** BEGIN **
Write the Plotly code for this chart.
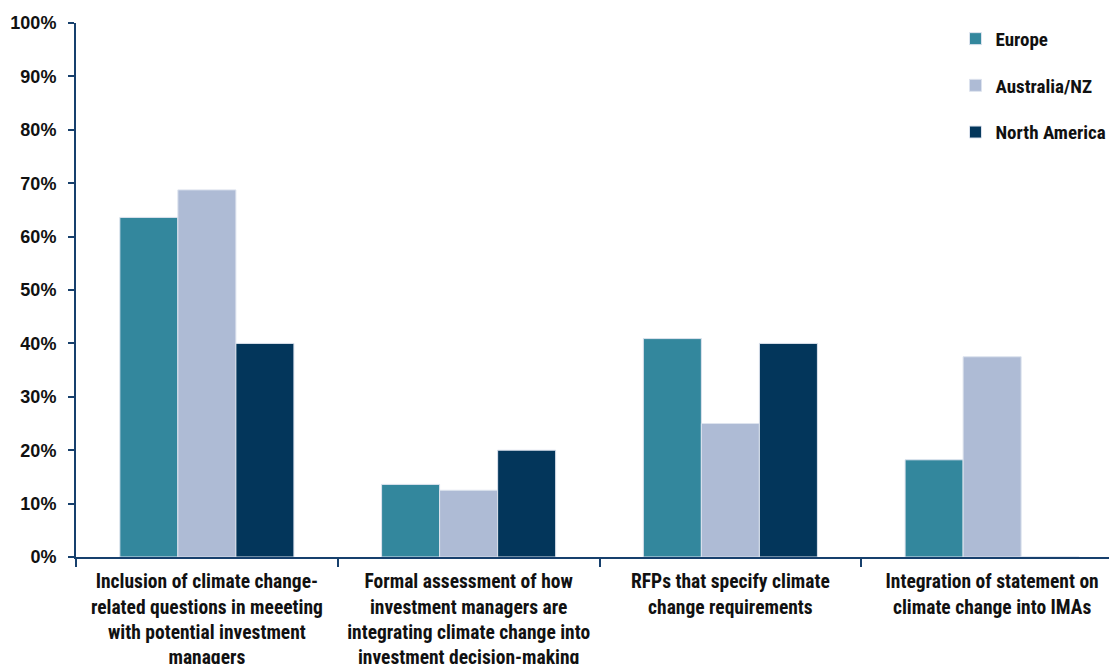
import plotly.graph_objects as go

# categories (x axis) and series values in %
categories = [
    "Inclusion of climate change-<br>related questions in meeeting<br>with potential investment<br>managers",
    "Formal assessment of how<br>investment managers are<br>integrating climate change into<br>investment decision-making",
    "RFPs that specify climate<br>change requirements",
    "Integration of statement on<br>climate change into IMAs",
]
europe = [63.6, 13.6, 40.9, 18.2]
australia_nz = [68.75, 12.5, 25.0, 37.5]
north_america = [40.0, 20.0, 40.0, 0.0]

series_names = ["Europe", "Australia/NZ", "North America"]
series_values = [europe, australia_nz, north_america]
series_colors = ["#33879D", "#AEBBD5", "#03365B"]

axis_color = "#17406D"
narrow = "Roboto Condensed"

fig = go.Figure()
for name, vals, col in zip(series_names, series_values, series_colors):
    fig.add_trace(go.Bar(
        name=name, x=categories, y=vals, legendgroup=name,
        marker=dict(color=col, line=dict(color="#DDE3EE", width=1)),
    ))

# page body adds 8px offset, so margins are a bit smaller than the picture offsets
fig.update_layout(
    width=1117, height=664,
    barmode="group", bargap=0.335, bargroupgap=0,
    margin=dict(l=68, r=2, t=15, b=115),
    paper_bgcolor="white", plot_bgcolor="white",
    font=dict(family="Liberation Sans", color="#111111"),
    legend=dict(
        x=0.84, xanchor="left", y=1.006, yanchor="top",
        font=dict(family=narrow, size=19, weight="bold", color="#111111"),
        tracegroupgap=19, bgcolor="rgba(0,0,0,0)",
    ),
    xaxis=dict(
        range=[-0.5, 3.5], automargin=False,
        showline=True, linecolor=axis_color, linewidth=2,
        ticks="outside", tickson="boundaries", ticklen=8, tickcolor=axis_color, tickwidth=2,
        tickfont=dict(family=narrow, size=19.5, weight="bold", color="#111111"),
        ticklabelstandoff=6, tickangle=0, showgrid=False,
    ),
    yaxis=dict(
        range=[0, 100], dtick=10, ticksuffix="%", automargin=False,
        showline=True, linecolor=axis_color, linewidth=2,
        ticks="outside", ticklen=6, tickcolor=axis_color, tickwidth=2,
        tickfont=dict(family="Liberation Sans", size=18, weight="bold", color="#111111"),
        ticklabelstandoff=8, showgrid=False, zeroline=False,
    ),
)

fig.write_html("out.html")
** END **
** TASK DETAILS **
Write out the lines from the start of the material to the line with "import plotly.graph_objects as go", inclusive and exactly. Skip the pictures.

** WRITTEN ANSWER **
Write the Plotly code for this chart.
import plotly.graph_objects as go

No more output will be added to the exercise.